** START **
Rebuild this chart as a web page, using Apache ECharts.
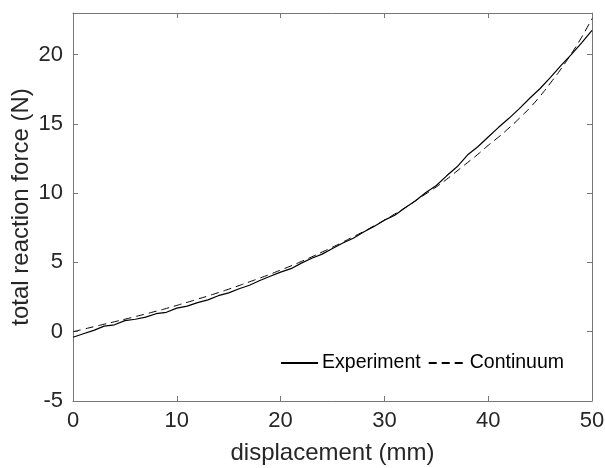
<!DOCTYPE html>
<html>
<head>
<meta charset="utf-8">
<script src="https://cdn.jsdelivr.net/npm/echarts@6/dist/echarts.min.js"></script>
<style>
html,body{margin:0;padding:0;background:#fff;}
#chart{width:605px;height:468px;}
</style>
</head>
<body>
<div id="chart"></div>
<script>
// displacement (mm)
const displacement = [0,1,2,3,4,5,6,7,8,9,10,11,12,13,14,15,16,17,18,19,20,21,22,23,24,25,26,27,28,29,30,31,32,33,34,35,36,37,38,39,40,41,42,43,44,45,46,47,48,49,50];
// Experiment: total reaction force (N)
const experiment = [-0.40,-0.15,0.10,0.40,0.50,0.80,0.90,1.05,1.30,1.40,1.70,1.85,2.10,2.30,2.60,2.80,3.10,3.35,3.70,4.00,4.30,4.55,4.95,5.30,5.60,6.00,6.40,6.75,7.20,7.60,8.05,8.40,8.95,9.45,10.05,10.55,11.25,11.90,12.75,13.35,14.05,14.75,15.40,16.10,16.85,17.55,18.35,19.20,20.00,20.85,21.75];
// Continuum model: total reaction force (N)
const continuum = [0.00,0.18,0.36,0.54,0.72,0.90,1.09,1.28,1.48,1.68,1.90,2.12,2.35,2.58,2.82,3.07,3.33,3.60,3.87,4.15,4.45,4.75,5.07,5.40,5.75,6.10,6.47,6.85,7.23,7.63,8.05,8.50,8.95,9.45,9.95,10.45,11.00,11.60,12.20,12.80,13.45,14.05,14.70,15.40,16.15,17.00,17.95,18.95,20.05,21.25,22.60];
const xTicks = [0,10,20,30,40,50];
const yTicks = [-5,0,5,10,15,20];

const expData = displacement.map((x,i)=>[x,experiment[i]]);
const conData = displacement.map((x,i)=>[x,continuum[i]]);

const FONT = '"Liberation Sans", Arial, Helvetica, sans-serif';
const axisCol = '#777777';
const txtCol = '#262626';

const chart = echarts.init(document.getElementById('chart'), null, {renderer:'canvas'});
const baseX = {
  type:'value', min:0, max:50, interval:10,
  axisLine:{show:true, onZero:false, lineStyle:{color:axisCol, width:1}},
  axisTick:{show:true, inside:true, length:5, lineStyle:{color:axisCol}},
  splitLine:{show:false}
};
const baseY = {
  type:'value', min:-5, max:23, interval:5,
  axisLine:{show:true, onZero:false, lineStyle:{color:axisCol, width:1}},
  axisTick:{show:true, inside:true, length:5, lineStyle:{color:axisCol}},
  splitLine:{show:false}
};
chart.setOption({
  animation:false,
  backgroundColor:'#ffffff',
  grid:{left:73, right:13, top:13, bottom:67, containLabel:false, outerBoundsMode:'none'},
  xAxis:[
    Object.assign({}, baseX, {
      position:'bottom',
      name:'displacement (mm)', nameLocation:'middle', nameGap:40, nameMoveOverlap:false,
      nameTextStyle:{fontFamily:FONT, fontSize:24, color:txtCol},
      axisLabel:{show:true, fontFamily:FONT, fontSize:22, color:txtCol, margin:9,
        formatter:v=>xTicks.includes(v)?String(v):''}
    }),
    Object.assign({}, baseX, {position:'top', axisLabel:{show:false}})
  ],
  yAxis:[
    Object.assign({}, baseY, {
      position:'left',
      name:'total reaction force (N)', nameLocation:'middle', nameGap:40, nameMoveOverlap:false,
      nameTextStyle:{fontFamily:FONT, fontSize:24, color:txtCol},
      axisLabel:{show:true, fontFamily:FONT, fontSize:22, color:txtCol, margin:10,
        formatter:v=>yTicks.includes(v)?String(v):''}
    }),
    Object.assign({}, baseY, {position:'right', axisLabel:{show:false}})
  ],
  legend:{
    show:true, right:36, top:348, orient:'horizontal',
    itemWidth:37, itemHeight:10, itemGap:7,
    itemStyle:{opacity:0},
    textStyle:{fontFamily:FONT, fontSize:19.5, color:'#000', padding:[0,0,0,-1]},
    data:[{name:'Experiment'},{name:'Continuum'}]
  },
  series:[
    {name:'Experiment', type:'line', data:expData, xAxisIndex:0, yAxisIndex:0,
      showSymbol:false, symbol:'none', smooth:false,
      lineStyle:{color:'#000', width:1.2, type:'solid'}, itemStyle:{color:'#000'}},
    {name:'Continuum', type:'line', data:conData, xAxisIndex:0, yAxisIndex:0,
      showSymbol:false, symbol:'none', smooth:true,
      lineStyle:{color:'#000', width:1, type:[8,5]}, itemStyle:{color:'#000'}}
  ]
});
</script>
</body>
</html>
** END **
» **OBJECTIVE**:
Write out the full listing verbatim, excluding its pictures.

» **TASK RESPONSE**:
Rebuild this chart as a web page, using Apache ECharts.
<!DOCTYPE html>
<html>
<head>
<meta charset="utf-8">
<script src="https://cdn.jsdelivr.net/npm/echarts@6/dist/echarts.min.js"></script>
<style>
html,body{margin:0;padding:0;background:#fff;}
#chart{width:605px;height:468px;}
</style>
</head>
<body>
<div id="chart"></div>
<script>
// displacement (mm)
const displacement = [0,1,2,3,4,5,6,7,8,9,10,11,12,13,14,15,16,17,18,19,20,21,22,23,24,25,26,27,28,29,30,31,32,33,34,35,36,37,38,39,40,41,42,43,44,45,46,47,48,49,50];
// Experiment: total reaction force (N)
const experiment = [-0.40,-0.15,0.10,0.40,0.50,0.80,0.90,1.05,1.30,1.40,1.70,1.85,2.10,2.30,2.60,2.80,3.10,3.35,3.70,4.00,4.30,4.55,4.95,5.30,5.60,6.00,6.40,6.75,7.20,7.60,8.05,8.40,8.95,9.45,10.05,10.55,11.25,11.90,12.75,13.35,14.05,14.75,15.40,16.10,16.85,17.55,18.35,19.20,20.00,20.85,21.75];
// Continuum model: total reaction force (N)
const continuum = [0.00,0.18,0.36,0.54,0.72,0.90,1.09,1.28,1.48,1.68,1.90,2.12,2.35,2.58,2.82,3.07,3.33,3.60,3.87,4.15,4.45,4.75,5.07,5.40,5.75,6.10,6.47,6.85,7.23,7.63,8.05,8.50,8.95,9.45,9.95,10.45,11.00,11.60,12.20,12.80,13.45,14.05,14.70,15.40,16.15,17.00,17.95,18.95,20.05,21.25,22.60];
const xTicks = [0,10,20,30,40,50];
const yTicks = [-5,0,5,10,15,20];

const expData = displacement.map((x,i)=>[x,experiment[i]]);
const conData = displacement.map((x,i)=>[x,continuum[i]]);

const FONT = '"Liberation Sans", Arial, Helvetica, sans-serif';
const axisCol = '#777777';
const txtCol = '#262626';

const chart = echarts.init(document.getElementById('chart'), null, {renderer:'canvas'});
const baseX = {
  type:'value', min:0, max:50, interval:10,
  axisLine:{show:true, onZero:false, lineStyle:{color:axisCol, width:1}},
  axisTick:{show:true, inside:true, length:5, lineStyle:{color:axisCol}},
  splitLine:{show:false}
};
const baseY = {
  type:'value', min:-5, max:23, interval:5,
  axisLine:{show:true, onZero:false, lineStyle:{color:axisCol, width:1}},
  axisTick:{show:true, inside:true, length:5, lineStyle:{color:axisCol}},
  splitLine:{show:false}
};
chart.setOption({
  animation:false,
  backgroundColor:'#ffffff',
  grid:{left:73, right:13, top:13, bottom:67, containLabel:false, outerBoundsMode:'none'},
  xAxis:[
    Object.assign({}, baseX, {
      position:'bottom',
      name:'displacement (mm)', nameLocation:'middle', nameGap:40, nameMoveOverlap:false,
      nameTextStyle:{fontFamily:FONT, fontSize:24, color:txtCol},
      axisLabel:{show:true, fontFamily:FONT, fontSize:22, color:txtCol, margin:9,
        formatter:v=>xTicks.includes(v)?String(v):''}
    }),
    Object.assign({}, baseX, {position:'top', axisLabel:{show:false}})
  ],
  yAxis:[
    Object.assign({}, baseY, {
      position:'left',
      name:'total reaction force (N)', nameLocation:'middle', nameGap:40, nameMoveOverlap:false,
      nameTextStyle:{fontFamily:FONT, fontSize:24, color:txtCol},
      axisLabel:{show:true, fontFamily:FONT, fontSize:22, color:txtCol, margin:10,
        formatter:v=>yTicks.includes(v)?String(v):''}
    }),
    Object.assign({}, baseY, {position:'right', axisLabel:{show:false}})
  ],
  legend:{
    show:true, right:36, top:348, orient:'horizontal',
    itemWidth:37, itemHeight:10, itemGap:7,
    itemStyle:{opacity:0},
    textStyle:{fontFamily:FONT, fontSize:19.5, color:'#000', padding:[0,0,0,-1]},
    data:[{name:'Experiment'},{name:'Continuum'}]
  },
  series:[
    {name:'Experiment', type:'line', data:expData, xAxisIndex:0, yAxisIndex:0,
      showSymbol:false, symbol:'none', smooth:false,
      lineStyle:{color:'#000', width:1.2, type:'solid'}, itemStyle:{color:'#000'}},
    {name:'Continuum', type:'line', data:conData, xAxisIndex:0, yAxisIndex:0,
      showSymbol:false, symbol:'none', smooth:true,
      lineStyle:{color:'#000', width:1, type:[8,5]}, itemStyle:{color:'#000'}}
  ]
});
</script>
</body>
</html>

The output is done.